**Exercise directions:** For the listing that follows, give again exactly the lines from the one with "Clone this chart in Altair." to the one with "import numpy as np", including both.

**Provided data:**
----
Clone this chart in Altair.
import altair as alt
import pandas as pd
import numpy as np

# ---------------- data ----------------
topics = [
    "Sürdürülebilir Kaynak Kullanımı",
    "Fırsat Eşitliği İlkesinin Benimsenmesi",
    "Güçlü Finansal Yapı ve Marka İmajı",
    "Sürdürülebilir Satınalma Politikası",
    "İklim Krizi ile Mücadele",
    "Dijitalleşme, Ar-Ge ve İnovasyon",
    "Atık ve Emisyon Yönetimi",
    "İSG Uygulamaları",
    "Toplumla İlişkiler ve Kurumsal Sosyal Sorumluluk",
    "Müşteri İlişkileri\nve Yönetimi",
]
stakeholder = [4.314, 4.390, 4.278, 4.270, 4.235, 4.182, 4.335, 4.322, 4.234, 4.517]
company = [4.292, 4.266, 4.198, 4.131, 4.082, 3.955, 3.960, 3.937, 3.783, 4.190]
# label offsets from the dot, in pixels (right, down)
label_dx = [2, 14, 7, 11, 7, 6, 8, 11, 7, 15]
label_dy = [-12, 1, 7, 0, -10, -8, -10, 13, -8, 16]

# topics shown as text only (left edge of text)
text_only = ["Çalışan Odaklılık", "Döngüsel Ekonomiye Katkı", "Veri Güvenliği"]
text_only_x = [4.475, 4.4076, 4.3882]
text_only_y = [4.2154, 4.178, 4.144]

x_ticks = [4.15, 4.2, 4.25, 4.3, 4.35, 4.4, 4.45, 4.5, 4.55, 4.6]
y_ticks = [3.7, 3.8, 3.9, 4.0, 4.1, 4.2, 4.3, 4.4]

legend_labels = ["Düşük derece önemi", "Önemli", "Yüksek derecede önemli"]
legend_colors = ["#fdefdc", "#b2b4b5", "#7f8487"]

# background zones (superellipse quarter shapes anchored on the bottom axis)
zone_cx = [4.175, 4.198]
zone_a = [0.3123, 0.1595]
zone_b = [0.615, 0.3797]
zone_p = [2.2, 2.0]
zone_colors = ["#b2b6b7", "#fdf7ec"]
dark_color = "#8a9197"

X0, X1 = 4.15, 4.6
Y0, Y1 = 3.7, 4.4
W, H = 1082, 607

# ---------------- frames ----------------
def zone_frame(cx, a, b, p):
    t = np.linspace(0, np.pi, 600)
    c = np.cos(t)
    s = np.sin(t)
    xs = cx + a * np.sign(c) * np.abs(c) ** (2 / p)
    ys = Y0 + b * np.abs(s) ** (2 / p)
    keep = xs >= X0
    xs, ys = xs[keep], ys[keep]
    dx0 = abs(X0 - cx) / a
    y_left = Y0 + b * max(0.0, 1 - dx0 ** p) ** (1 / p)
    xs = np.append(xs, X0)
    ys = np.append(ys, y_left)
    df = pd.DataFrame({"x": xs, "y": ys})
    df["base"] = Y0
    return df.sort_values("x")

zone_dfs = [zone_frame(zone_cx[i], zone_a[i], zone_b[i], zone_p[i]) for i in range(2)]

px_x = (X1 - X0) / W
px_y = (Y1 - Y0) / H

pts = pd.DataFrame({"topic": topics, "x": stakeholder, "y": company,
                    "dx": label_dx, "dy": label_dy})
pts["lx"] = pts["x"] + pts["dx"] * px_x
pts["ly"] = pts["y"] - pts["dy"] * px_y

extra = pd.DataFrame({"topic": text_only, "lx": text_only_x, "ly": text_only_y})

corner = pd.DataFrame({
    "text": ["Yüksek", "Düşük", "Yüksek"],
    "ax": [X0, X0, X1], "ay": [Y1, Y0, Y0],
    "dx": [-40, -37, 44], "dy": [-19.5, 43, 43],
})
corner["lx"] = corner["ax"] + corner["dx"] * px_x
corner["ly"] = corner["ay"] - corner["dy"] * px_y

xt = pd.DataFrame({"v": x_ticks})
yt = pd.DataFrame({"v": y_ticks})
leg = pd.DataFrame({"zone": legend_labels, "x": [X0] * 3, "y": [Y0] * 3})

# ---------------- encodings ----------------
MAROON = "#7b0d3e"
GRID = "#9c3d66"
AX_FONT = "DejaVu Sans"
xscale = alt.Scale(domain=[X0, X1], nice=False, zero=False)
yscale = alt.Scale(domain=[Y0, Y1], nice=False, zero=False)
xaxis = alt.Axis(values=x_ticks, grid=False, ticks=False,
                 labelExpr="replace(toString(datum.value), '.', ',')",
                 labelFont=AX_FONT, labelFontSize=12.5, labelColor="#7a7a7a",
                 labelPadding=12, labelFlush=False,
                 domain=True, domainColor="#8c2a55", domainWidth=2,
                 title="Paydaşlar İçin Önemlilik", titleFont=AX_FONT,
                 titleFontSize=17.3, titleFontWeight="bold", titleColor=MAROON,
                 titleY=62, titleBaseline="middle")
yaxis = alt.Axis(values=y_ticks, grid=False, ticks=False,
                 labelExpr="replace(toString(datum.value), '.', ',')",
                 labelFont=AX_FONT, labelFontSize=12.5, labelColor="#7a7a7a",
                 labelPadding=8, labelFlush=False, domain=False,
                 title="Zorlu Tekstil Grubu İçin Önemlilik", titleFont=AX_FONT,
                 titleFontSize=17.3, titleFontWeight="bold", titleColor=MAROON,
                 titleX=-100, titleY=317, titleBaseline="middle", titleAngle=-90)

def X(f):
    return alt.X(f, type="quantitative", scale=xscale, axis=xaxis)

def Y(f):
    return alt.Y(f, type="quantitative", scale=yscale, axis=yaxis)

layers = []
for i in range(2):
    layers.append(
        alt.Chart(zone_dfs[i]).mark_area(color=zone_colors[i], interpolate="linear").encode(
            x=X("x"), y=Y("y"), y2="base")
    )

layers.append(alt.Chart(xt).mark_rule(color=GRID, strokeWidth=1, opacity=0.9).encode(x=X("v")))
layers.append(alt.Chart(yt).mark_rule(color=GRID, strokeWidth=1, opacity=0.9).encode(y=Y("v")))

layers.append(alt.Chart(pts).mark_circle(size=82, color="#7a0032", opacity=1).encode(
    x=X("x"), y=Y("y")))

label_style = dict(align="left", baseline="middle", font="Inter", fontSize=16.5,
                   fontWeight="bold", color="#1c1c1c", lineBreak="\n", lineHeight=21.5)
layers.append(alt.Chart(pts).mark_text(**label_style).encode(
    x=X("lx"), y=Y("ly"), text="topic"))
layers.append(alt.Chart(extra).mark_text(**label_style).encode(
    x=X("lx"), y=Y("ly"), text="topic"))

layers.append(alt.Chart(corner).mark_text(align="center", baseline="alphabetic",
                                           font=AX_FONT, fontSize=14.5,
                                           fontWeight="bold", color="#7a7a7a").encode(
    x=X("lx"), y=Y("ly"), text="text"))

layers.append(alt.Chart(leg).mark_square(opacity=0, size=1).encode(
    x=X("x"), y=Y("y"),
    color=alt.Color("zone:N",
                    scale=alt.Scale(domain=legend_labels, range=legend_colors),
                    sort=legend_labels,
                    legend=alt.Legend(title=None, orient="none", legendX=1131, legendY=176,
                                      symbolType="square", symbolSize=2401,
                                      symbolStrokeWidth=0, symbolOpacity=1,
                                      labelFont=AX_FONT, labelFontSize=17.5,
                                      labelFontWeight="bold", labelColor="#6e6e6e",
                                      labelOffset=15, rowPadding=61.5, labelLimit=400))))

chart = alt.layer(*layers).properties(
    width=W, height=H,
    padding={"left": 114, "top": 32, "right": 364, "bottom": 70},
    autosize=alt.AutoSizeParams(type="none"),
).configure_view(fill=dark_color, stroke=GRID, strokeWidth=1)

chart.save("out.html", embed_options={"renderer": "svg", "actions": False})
----
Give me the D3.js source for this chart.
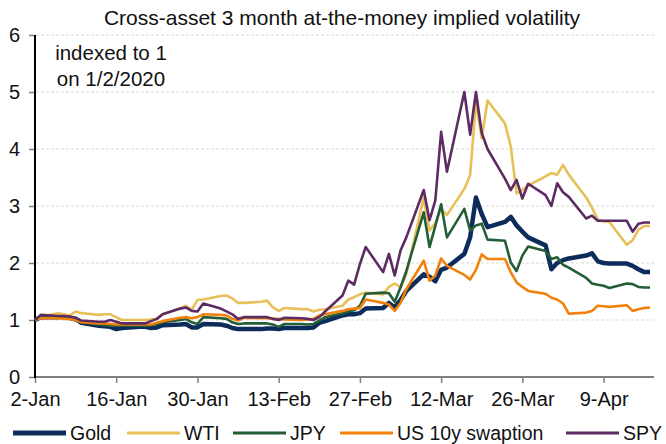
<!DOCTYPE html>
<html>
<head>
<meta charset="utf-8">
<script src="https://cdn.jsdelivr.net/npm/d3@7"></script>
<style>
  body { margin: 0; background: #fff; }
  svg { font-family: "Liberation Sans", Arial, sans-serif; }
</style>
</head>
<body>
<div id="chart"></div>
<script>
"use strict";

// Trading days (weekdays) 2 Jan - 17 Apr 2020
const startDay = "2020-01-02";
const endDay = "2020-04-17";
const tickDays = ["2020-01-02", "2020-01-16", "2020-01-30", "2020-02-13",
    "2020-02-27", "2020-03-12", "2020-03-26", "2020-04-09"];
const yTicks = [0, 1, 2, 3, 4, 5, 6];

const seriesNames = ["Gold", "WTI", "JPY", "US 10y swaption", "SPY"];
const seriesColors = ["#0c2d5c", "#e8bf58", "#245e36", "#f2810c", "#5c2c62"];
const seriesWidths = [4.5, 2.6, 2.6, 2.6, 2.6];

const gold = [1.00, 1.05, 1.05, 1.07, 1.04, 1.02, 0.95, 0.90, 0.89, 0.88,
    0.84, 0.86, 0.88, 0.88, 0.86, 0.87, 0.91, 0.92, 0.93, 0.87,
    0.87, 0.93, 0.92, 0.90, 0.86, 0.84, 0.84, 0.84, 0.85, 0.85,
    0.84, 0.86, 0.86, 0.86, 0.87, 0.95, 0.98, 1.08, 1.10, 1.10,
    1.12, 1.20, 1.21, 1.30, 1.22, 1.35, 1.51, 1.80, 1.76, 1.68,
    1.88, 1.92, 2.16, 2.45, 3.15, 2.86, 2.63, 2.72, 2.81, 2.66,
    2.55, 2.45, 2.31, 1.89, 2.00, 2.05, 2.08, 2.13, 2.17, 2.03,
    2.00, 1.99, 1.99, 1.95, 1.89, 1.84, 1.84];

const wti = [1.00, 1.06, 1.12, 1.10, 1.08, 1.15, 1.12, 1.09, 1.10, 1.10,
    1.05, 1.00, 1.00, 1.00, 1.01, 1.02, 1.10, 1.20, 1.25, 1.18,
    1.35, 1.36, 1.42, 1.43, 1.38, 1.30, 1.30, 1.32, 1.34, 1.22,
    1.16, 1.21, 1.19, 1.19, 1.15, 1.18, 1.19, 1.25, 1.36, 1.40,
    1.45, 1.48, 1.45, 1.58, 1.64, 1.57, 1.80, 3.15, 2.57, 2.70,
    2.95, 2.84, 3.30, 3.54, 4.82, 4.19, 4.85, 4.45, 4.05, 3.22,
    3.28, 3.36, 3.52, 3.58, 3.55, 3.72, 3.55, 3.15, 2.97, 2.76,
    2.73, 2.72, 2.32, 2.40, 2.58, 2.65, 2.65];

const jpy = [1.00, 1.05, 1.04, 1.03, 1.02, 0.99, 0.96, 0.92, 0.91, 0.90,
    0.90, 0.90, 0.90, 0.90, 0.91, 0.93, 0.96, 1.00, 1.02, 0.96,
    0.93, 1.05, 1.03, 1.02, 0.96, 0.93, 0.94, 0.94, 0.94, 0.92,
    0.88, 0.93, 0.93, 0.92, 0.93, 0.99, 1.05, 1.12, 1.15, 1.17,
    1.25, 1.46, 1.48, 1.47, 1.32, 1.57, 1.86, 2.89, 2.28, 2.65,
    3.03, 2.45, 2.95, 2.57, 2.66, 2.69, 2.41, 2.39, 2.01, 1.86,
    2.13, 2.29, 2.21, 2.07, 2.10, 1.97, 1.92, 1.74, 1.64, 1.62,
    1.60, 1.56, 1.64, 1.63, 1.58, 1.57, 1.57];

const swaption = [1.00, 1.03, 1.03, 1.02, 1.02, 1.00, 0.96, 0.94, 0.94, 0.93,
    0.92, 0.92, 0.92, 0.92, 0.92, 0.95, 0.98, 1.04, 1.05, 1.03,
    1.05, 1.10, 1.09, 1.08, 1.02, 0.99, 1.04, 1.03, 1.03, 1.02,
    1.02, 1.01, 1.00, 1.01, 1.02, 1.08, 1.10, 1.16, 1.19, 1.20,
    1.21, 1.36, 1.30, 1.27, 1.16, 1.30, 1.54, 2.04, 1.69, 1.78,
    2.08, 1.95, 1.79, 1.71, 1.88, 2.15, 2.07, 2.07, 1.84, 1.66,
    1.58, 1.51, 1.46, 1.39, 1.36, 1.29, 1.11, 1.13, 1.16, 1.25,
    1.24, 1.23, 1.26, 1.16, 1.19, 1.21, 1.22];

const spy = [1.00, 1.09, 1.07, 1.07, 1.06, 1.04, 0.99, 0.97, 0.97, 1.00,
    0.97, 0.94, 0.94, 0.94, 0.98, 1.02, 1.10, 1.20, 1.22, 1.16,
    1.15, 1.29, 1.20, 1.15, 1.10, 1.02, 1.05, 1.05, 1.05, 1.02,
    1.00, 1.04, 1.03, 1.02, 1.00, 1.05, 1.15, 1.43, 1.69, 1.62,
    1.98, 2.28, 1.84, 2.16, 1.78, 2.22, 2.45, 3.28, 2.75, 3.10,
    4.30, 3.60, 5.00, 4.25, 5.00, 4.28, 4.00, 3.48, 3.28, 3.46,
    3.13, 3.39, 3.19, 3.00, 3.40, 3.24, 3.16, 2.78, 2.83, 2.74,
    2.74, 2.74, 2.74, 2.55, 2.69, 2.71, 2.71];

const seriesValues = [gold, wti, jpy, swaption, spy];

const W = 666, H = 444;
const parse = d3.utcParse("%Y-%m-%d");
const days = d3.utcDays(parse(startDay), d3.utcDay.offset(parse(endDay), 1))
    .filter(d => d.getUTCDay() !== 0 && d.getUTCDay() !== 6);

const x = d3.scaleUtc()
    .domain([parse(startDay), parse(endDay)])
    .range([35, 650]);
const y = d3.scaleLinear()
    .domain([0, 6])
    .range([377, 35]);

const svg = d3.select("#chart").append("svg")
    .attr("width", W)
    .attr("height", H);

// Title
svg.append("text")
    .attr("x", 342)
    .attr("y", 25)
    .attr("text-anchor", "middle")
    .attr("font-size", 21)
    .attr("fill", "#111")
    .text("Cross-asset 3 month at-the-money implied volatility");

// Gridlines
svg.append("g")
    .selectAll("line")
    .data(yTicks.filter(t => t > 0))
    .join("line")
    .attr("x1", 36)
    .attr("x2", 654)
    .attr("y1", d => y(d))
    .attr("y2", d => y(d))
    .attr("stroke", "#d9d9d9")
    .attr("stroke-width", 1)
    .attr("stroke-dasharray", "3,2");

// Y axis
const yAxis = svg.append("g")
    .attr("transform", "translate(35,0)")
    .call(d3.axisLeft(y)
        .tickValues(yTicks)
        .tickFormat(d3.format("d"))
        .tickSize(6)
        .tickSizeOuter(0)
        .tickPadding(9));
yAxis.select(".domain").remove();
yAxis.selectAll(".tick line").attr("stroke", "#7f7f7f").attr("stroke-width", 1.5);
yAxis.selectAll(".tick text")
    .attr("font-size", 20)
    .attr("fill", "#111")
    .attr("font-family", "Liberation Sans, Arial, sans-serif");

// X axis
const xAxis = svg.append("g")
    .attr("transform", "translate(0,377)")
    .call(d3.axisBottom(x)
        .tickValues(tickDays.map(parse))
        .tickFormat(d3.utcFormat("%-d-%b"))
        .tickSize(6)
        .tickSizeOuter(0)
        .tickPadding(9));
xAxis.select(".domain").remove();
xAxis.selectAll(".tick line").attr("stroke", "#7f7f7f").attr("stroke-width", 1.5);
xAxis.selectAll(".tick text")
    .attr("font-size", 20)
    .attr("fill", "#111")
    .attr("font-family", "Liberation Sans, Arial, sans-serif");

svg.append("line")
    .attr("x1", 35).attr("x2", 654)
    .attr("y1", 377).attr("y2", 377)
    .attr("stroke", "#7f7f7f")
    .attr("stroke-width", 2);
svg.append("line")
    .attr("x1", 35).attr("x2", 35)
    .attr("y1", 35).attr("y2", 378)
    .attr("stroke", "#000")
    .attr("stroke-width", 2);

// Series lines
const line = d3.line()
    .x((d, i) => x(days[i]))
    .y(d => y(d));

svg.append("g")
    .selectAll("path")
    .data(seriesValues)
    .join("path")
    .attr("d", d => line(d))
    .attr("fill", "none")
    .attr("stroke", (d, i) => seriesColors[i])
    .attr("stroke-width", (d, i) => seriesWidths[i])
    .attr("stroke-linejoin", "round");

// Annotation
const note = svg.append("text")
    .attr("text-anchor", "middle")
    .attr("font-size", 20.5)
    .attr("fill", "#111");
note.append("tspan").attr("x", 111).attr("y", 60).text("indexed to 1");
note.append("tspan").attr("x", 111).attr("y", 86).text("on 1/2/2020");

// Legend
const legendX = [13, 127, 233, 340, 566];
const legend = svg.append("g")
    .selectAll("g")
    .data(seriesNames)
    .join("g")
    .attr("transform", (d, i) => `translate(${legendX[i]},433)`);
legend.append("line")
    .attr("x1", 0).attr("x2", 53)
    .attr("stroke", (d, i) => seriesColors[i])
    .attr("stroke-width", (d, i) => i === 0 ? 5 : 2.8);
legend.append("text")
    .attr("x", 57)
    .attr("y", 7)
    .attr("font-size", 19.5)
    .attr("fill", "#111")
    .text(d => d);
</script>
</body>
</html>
----
**Correct output:**
Clone this chart in Altair.
import altair as alt
import pandas as pd
import numpy as np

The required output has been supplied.